A teenage girl believes to have been smuggled into Ireland to work as a sex slave is now under armed protection at an Irish hospital.

The girl, believed to be only 13 or 14, was found in a distressed state outside Dublin’s General Post Office earlier this month.

Police are still trying to identify the girl who has little or no English and has been communicating with them by drawing pictures, many of them disturbing according to reports.

Dublin’s High Court has refused police permission to release the girl’s photo to the press in an attempt to help identify her.

The Sunday Independent reports that officers were again told that this cannot happen until the girl is in permanently secure accommodation in the care of Ireland’s health authority.

The report says the girl was in a highly distressed and confused state when she was found wandering outside the GPO on O’Connell Street a fortnight ago.

She is unable to converse but speaks a few words that suggest she is of Eastern European origin

The paper also reports that ‘in a highly disturbing case of suspected human trafficking, it has emerged that the girl was drugged when she was found’.

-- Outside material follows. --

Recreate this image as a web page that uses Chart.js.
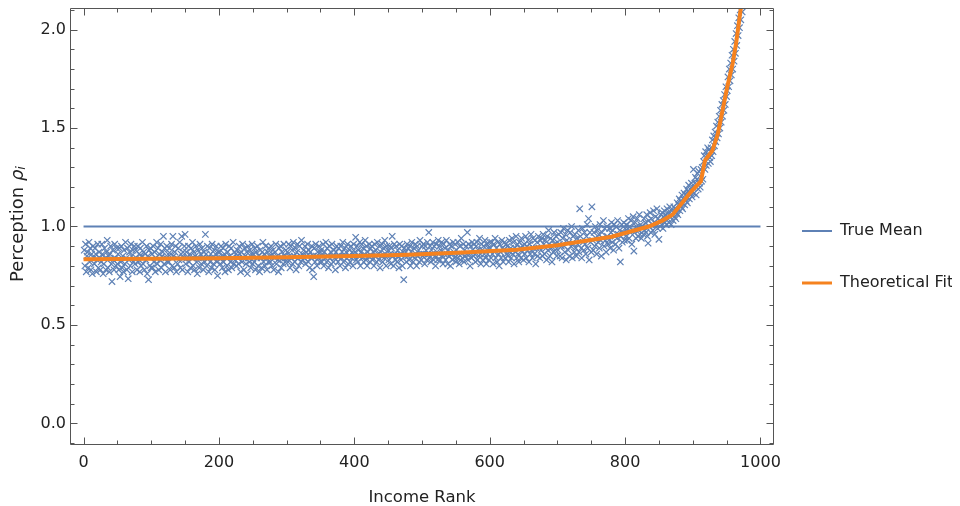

Her inability to converse and her demeanour have led officers to believe she may have been held in captivity. They fear she is possibly a victim of trafficking.

The images she has drawn for the police, one of which depicts a large male figure lying on top of a smaller female figure, have led officers to suspect she was the victim of abuse.

The Sunday Independent reports that another drawing depicts a woman and child, with a cross drawn over the woman, suggesting to police that her mother may be dead.

The paper adds that 13- or 14-year-old girl is in constant fear of men and cowers when they come near her.

She is attended around the clock by female officers with an armed officer outside the hospital room at all times.

Attempts to contact dentists who may have carried out orthodontic work on the girl have so far proved fruitless.

Her picture has been forwarded to the international police agency Interpol which has circulated her image and details to international police forces.

No international force has been able to identify the girl and police in Dublin are anxious to release her photo to the world press.